** begin Data extract **
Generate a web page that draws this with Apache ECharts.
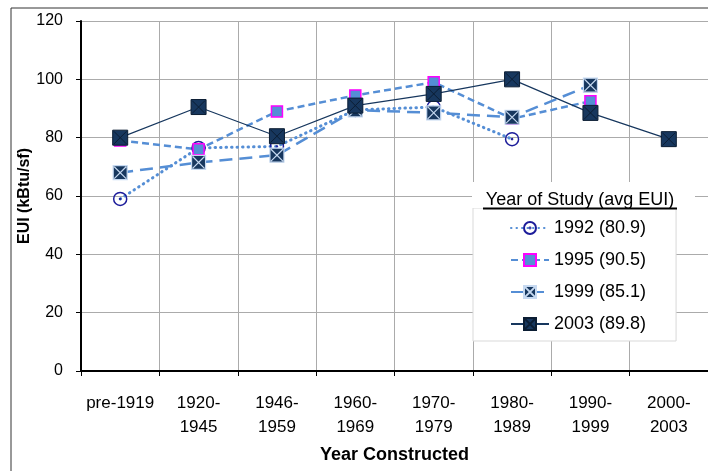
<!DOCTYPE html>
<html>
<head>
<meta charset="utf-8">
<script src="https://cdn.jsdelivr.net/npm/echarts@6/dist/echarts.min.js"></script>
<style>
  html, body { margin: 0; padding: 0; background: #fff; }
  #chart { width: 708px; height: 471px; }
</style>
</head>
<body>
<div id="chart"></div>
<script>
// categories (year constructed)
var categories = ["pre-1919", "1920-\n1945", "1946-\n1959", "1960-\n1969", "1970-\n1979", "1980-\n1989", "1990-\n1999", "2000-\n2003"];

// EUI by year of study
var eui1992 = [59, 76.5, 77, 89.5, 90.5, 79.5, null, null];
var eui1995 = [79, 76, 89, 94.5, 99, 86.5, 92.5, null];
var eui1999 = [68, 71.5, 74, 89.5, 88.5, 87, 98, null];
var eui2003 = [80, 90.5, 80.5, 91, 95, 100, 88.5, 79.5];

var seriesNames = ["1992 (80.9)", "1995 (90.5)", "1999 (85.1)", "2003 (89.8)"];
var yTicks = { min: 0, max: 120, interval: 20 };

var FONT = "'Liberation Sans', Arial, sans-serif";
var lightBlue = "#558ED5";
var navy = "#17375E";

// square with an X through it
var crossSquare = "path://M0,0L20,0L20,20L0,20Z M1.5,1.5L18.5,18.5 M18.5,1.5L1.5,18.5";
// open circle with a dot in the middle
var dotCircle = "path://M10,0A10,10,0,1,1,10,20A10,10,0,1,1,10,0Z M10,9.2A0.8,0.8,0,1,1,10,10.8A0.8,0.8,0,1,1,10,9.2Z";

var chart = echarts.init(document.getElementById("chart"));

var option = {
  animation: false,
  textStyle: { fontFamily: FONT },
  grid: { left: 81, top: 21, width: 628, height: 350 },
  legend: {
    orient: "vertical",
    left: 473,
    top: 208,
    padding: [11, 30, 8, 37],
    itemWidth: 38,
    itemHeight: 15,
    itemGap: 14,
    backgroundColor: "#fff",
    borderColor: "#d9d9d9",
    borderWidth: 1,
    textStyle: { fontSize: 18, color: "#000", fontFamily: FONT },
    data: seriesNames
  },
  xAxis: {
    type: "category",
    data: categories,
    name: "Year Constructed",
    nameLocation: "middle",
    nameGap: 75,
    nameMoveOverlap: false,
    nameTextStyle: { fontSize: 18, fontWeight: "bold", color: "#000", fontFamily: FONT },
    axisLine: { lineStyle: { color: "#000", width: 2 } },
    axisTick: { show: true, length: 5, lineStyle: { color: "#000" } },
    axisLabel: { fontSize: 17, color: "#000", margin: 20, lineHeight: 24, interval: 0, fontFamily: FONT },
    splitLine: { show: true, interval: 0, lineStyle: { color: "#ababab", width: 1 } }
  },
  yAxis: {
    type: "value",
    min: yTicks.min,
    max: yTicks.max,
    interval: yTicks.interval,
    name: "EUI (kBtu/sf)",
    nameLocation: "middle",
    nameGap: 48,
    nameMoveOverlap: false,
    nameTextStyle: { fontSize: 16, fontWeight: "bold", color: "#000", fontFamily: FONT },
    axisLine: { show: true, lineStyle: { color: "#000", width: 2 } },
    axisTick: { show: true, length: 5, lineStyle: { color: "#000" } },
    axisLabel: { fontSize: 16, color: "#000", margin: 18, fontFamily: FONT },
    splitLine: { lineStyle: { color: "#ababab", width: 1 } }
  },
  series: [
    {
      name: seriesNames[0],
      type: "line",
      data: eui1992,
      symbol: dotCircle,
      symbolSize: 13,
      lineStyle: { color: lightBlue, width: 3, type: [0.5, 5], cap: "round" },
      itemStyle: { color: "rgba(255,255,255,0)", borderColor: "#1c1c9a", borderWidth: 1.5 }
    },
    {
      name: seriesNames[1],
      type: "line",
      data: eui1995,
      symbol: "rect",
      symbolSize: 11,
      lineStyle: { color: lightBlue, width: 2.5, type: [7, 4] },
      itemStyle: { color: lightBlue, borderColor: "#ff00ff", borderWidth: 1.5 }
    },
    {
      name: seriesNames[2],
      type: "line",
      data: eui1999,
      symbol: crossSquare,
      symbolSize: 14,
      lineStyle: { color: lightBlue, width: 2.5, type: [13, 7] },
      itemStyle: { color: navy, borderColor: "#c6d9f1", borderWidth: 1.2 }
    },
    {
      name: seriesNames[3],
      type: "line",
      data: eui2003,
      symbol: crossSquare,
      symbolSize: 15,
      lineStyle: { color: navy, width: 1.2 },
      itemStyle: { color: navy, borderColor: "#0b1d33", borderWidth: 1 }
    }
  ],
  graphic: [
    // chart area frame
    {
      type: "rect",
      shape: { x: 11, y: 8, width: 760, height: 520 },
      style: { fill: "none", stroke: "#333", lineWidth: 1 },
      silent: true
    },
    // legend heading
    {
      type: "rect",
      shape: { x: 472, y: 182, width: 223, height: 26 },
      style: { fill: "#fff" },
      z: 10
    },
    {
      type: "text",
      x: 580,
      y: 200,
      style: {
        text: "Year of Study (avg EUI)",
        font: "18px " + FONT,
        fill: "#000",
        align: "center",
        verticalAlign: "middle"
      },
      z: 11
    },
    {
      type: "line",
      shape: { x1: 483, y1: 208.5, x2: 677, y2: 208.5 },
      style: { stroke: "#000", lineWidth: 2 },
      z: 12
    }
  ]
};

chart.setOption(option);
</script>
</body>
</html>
** end Data extract **
Problem description —
Lines that include the word "with" are to be extracted from the data above.

Solution —
Generate a web page that draws this with Apache ECharts.
// square with an X through it
// open circle with a dot in the middle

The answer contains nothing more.